Colons and semicolons
The online edition advises to limit the use of colons (to avoid confusing readers) and to avoid using semicolons to link sentences (because short, simple sentences are easier to read). However, a full range of punctuation is required to convey a clear and accurate message, especially in formal and academic writing. Again, academia utilises complex sentence structures that necessitate the use of colons and semicolons. Therefore, we will be continuing to recommend and use both marks where appropriate according to the sixth edition (pp. 99–101).
En dashes in prefixes
The new Style Manual advises writers to avoid joining prefixes with an en dash (when they are required instead of a hyphen in some cases). This is once again because its focus is on accessibility and Plain English—the plainer, the better.
Following the recommendations (and example) of the online edition, ‘pre–Cold War policies’ would be changed to ‘policies from before the Cold War’—a clunky and inelegant phrase that obviously cannot be argued to be clearer or more concise. Thus, it seems the only explanation for this rule is the writers of the Style Manual believe readers will be confused by the usage of an en dash instead of a hyphen in those cases where one is required.
We will continue to use the sixth edition
Given that it was written primarily for government purposes—and that its focus was on Plain English—there are several instances in which the sixth edition’s rules or stylistic choices are not suitable for academic writing. Coupled with the fact that it was published in 2002, Capstone Editing needed to develop our own house style that is appropriate for formal academic writing and meets international publication standards.

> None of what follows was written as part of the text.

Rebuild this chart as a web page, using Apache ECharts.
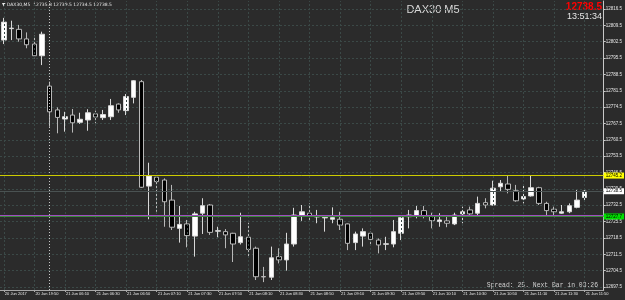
<!DOCTYPE html>
<html><head><meta charset="utf-8">
<script src="https://cdn.jsdelivr.net/npm/echarts@6/dist/echarts.min.js"></script>
<style>html,body{margin:0;padding:0;background:#2b2b2b}#c{width:625px;height:300px}</style>
</head><body><div id="c"></div>
<script>
const categories = [
'20 Jun 19:30','20 Jun 19:35','20 Jun 19:40','20 Jun 19:45','20 Jun 19:50','20 Jun 19:55',
'21 Jun 06:00','21 Jun 06:05','21 Jun 06:10','21 Jun 06:15','21 Jun 06:20','21 Jun 06:25','21 Jun 06:30','21 Jun 06:35','21 Jun 06:40','21 Jun 06:45','21 Jun 06:50','21 Jun 06:55',
'21 Jun 07:00','21 Jun 07:05','21 Jun 07:10','21 Jun 07:15','21 Jun 07:20','21 Jun 07:25','21 Jun 07:30','21 Jun 07:35','21 Jun 07:40','21 Jun 07:45','21 Jun 07:50','21 Jun 07:55',
'21 Jun 08:00','21 Jun 08:05','21 Jun 08:10','21 Jun 08:15','21 Jun 08:20','21 Jun 08:25','21 Jun 08:30','21 Jun 08:35','21 Jun 08:40','21 Jun 08:45','21 Jun 08:50','21 Jun 08:55',
'21 Jun 09:00','21 Jun 09:05','21 Jun 09:10','21 Jun 09:15','21 Jun 09:20','21 Jun 09:25','21 Jun 09:30','21 Jun 09:35','21 Jun 09:40','21 Jun 09:45','21 Jun 09:50','21 Jun 09:55',
'21 Jun 10:00','21 Jun 10:05','21 Jun 10:10','21 Jun 10:15','21 Jun 10:20','21 Jun 10:25','21 Jun 10:30','21 Jun 10:35','21 Jun 10:40','21 Jun 10:45','21 Jun 10:50','21 Jun 10:55',
'21 Jun 11:00','21 Jun 11:05','21 Jun 11:10','21 Jun 11:15','21 Jun 11:20','21 Jun 11:25','21 Jun 11:30','21 Jun 11:35','21 Jun 11:40','21 Jun 11:45','21 Jun 11:50','21 Jun 11:55','21 Jun 12:00'
];
const opens = [12803.2,12808.1,12807.8,12803.7,12801.5,12796.5,12783.5,12773.3,12769.4,12771.1,12768.0,12769.0,12771.6,12770.0,12770.4,12775.8,12773.0,12778.7,12785.4,12740.7,12744.5,12743.3,12734.7,12722.6,12724.5,12719.3,12729.1,12732.6,12721.4,12721.2,12720.5,12716.5,12718.8,12714.1,12702.0,12701.7,12710.5,12709.1,12715.9,12728.0,12729.1,12727.5,12727.1,12726.5,12726.5,12724.5,12716.5,12719.3,12720.5,12717.6,12715.8,12715.9,12720.5,12727.6,12728.0,12730.2,12728.0,12725.5,12725.8,12724.5,12728.8,12730.5,12729.1,12733.6,12732.6,12740.4,12741.6,12738.7,12735.2,12736.5,12740.0,12733.3,12730.8,12729.1,12729.7,12731.6,12735.8];
const closes = [12810.9,12808.3,12803.7,12801.2,12796.5,12805.7,12772.5,12770.1,12770.4,12767.8,12769.3,12772.1,12770.3,12771.3,12775.1,12773.3,12779.0,12785.8,12740.2,12745.0,12742.6,12734.0,12723.1,12724.3,12719.5,12728.8,12732.3,12720.9,12721.6,12719.8,12715.9,12719.0,12713.6,12701.9,12701.8,12710.0,12709.1,12715.9,12728.3,12729.7,12727.9,12727.7,12727.3,12727.2,12724.0,12716.2,12720.2,12721.2,12717.9,12715.5,12716.0,12721.2,12727.2,12728.3,12730.2,12728.0,12725.9,12726.2,12724.8,12728.3,12729.7,12728.8,12733.3,12732.6,12739.8,12741.9,12739.3,12734.4,12736.2,12740.0,12733.3,12730.2,12729.7,12729.7,12732.3,12734.7,12738.5];
const lows = [12801.5,12803.2,12802.5,12799.7,12795.4,12792.5,12766.1,12763.3,12764.0,12763.6,12767.3,12764.4,12767.6,12769.0,12769.0,12772.1,12771.1,12776.1,12739.9,12726.5,12729.7,12723.3,12721.9,12716.5,12714.5,12710.5,12720.2,12719.8,12718.8,12714.1,12708.2,12715.7,12710.5,12700.5,12699.6,12700.5,12707.6,12704.5,12714.8,12725.8,12725.5,12724.8,12721.2,12724.8,12721.9,12713.3,12713.3,12714.8,12715.5,12711.9,12713.3,12714.5,12717.6,12722.6,12726.9,12726.9,12722.6,12723.3,12723.1,12724.0,12724.8,12727.6,12728.3,12731.2,12732.4,12738.3,12737.6,12734.0,12733.3,12736.2,12732.6,12727.6,12728.3,12728.8,12729.1,12731.2,12734.5];
const highs = [12812.7,12811.5,12809.7,12806.5,12805.1,12806.8,12785.4,12774.4,12772.5,12773.7,12772.1,12773.6,12773.0,12773.3,12778.0,12776.1,12780.1,12786.1,12786.1,12750.7,12745.0,12744.0,12741.2,12732.2,12726.2,12729.7,12735.5,12733.0,12723.3,12722.3,12720.7,12729.3,12725.0,12714.8,12706.1,12714.8,12714.1,12720.7,12731.4,12732.6,12733.3,12730.5,12728.3,12731.6,12729.7,12724.7,12721.2,12722.6,12721.2,12718.3,12719.0,12726.2,12728.3,12730.5,12732.2,12732.2,12729.3,12729.1,12728.3,12729.3,12731.9,12731.9,12736.2,12735.5,12743.0,12743.3,12745.4,12741.2,12741.2,12745.4,12740.4,12734.0,12731.9,12732.6,12733.3,12739.0,12739.5];
const priceTicks = [12697.5,12704.5,12711.5,12718.5,12725.5,12732.5,12739.5,12746.5,12753.5,12760.5,12767.5,12774.5,12781.5,12788.5,12795.5,12802.5,12809.5,12816.5];
const timeTickLabels = ['20 Jun 2017','20 Jun 19:50','21 Jun 06:10','21 Jun 06:30','21 Jun 06:50','21 Jun 07:10','21 Jun 07:30','21 Jun 07:50','21 Jun 08:10','21 Jun 08:30','21 Jun 08:50','21 Jun 09:10','21 Jun 09:30','21 Jun 09:50','21 Jun 10:10','21 Jun 10:30','21 Jun 10:50','21 Jun 11:10','21 Jun 11:30','21 Jun 11:50'];
const timeTickIndex = [0,4,8,12,16,20,24,28,32,36,40,44,48,52,56,60,64,68,72,76];
const daySeparatorIndex = 6;
const levelYellow = 12745.2;
const levelGreen = 12727.7;
const levelPurple = 12728.1;
const bidPrice = 12738.5;
const headerSymbol = 'DAX30,M5';
const headerOHLC = [12735.8, 12739.5, 12734.5, 12738.5];
const chartTitle = 'DAX30 M5';
const clockText = '13:51:34';
const spreadText = 'Spread: 25. Next Bar in 03:26';

const candleData = opens.map((o, i) => [o, closes[i], lows[i], highs[i]]);
const gridColor = '#3b4947';

const gridMarks = timeTickIndex.map(i => ({xAxis: categories[i], lineStyle: {color: gridColor, type: [2, 2], width: 1}}));
gridMarks.push({xAxis: categories[daySeparatorIndex], lineStyle: {color: '#c8c8c8', type: [1, 2], width: 1}});

function levelLabel(bg) {
  return {show: true, position: 'end', distance: 0, formatter: p => p.value.toFixed(1), color: '#000', backgroundColor: bg, fontSize: 4.5, padding: [0.5, 2], fontFamily: 'Liberation Sans'};
}
function levelSeries(value, color, labelBg, z) {
  return {
    type: 'line', data: [], z: z, silent: true, color: color,
    markLine: {silent: true, symbol: ['none', 'none'], animation: false,
      lineStyle: {color: color, type: 'solid', width: 1},
      emphasis: {disabled: true},
      label: labelBg ? levelLabel(labelBg) : {show: false},
      data: [{yAxis: value}]}
  };
}

const chart = echarts.init(document.getElementById('c'), null, {renderer: 'canvas'});
chart.setOption({
  backgroundColor: '#2b2b2b',
  animation: false,
  grid: {left: -2.65, right: 19.35, top: 1, bottom: 10},
  xAxis: {
    type: 'category', data: categories, boundaryGap: true,
    axisLine: {show: true, lineStyle: {color: '#a8a8a8', width: 1}},
    axisTick: {show: true, interval: 3, alignWithLabel: true, length: 2, lineStyle: {color: '#a8a8a8'}},
    axisLabel: {interval: 3, align: 'left', color: '#e6e6e6', fontSize: 4, margin: 2, fontFamily: 'Liberation Sans',
      padding: [0, 0, 0, 1],
      formatter: (v, idx) => { const k = timeTickIndex.indexOf(idx); return k >= 0 ? timeTickLabels[k] : ''; }},
    splitLine: {show: false}
  },
  yAxis: {
    type: 'value', position: 'right', min: 12696.22, max: 12819.93,
    axisLine: {show: true, lineStyle: {color: '#c8c8c8', width: 1}},
    axisTick: {show: true, length: 2, customValues: priceTicks, lineStyle: {color: '#c8c8c8'}},
    axisLabel: {customValues: priceTicks, color: '#e6e6e6', fontSize: 4.5, margin: 2, fontFamily: 'Liberation Sans',
      formatter: v => v.toFixed(1)},
    splitLine: {show: true, lineStyle: {color: gridColor, type: [2, 2], width: 1}}
  },
  series: [
    {
      type: 'line', data: [], z: 1, silent: true,
      markLine: {silent: true, symbol: ['none', 'none'], label: {show: false}, animation: false, data: gridMarks}
    },
    levelSeries(bidPrice, '#4a5252', '#ffffff', 2),
    {
      type: 'candlestick', data: candleData, z: 3, barWidth: 5,
      itemStyle: {color: '#ffffff', color0: '#000000', borderColor: '#d8d8d8', borderColor0: '#b8b8b8', borderColorDoji: '#a0a0a0', borderWidth: 1}
    },
    levelSeries(levelYellow, '#cccc00', '#ffff00', 4),
    levelSeries(levelPurple, '#a04cc0', null, 4),
    levelSeries(levelGreen, '#3a8a3a', '#00e000', 4)
  ],
  graphic: [
    {type: 'text', left: 2, top: 2, silent: true, style: {text: '▼ ' + headerSymbol + '  ' + headerOHLC.map(v => v.toFixed(1)).join(' '), fill: '#e6e6e6', font: '4.5px "DejaVu Sans"'}},
    {type: 'text', x: 433, y: 9.5, silent: true, style: {text: chartTitle, fill: '#d8d8d8', font: '11px "Liberation Sans"', align: 'center', verticalAlign: 'middle'}},
    {type: 'text', x: 602, y: 7.5, silent: true, style: {text: closes[closes.length - 1].toFixed(1), fill: '#ff0000', font: 'bold 10px "Liberation Sans"', align: 'right', verticalAlign: 'middle'}},
    {type: 'text', x: 602, y: 16.5, silent: true, style: {text: clockText, fill: '#e6e6e6', font: '9px "Liberation Sans"', align: 'right', verticalAlign: 'middle'}},
    {type: 'text', x: 598, y: 285.5, silent: true, style: {text: spreadText, fill: '#d0d0d0', font: '6.4px "Liberation Mono"', align: 'right', verticalAlign: 'middle'}}
  ]
});
</script></body></html>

One example is mentioned above regarding the use of numerals for all numbers over nine (rather than up to 100). We also do not follow the sixth edition’s preference of the first person nor the active voice. In academic writing, the third person and the passive voice are often more appropriate or even required (as explained in our blog articles on these issues). A future blog will outline further deviations and provide examples.
Largely, however, our editing—and academic writing in Australia in general—complies with the sixth edition of the Style Manual, and this will remain the case until a suitable up-to-date replacement is produced.
For documents written in US English, Capstone Editing uses and recommends the seventh edition of the APA Manual for the sciences, and the seventeenth edition of the Chicago Manual of Style for the humanities and social sciences.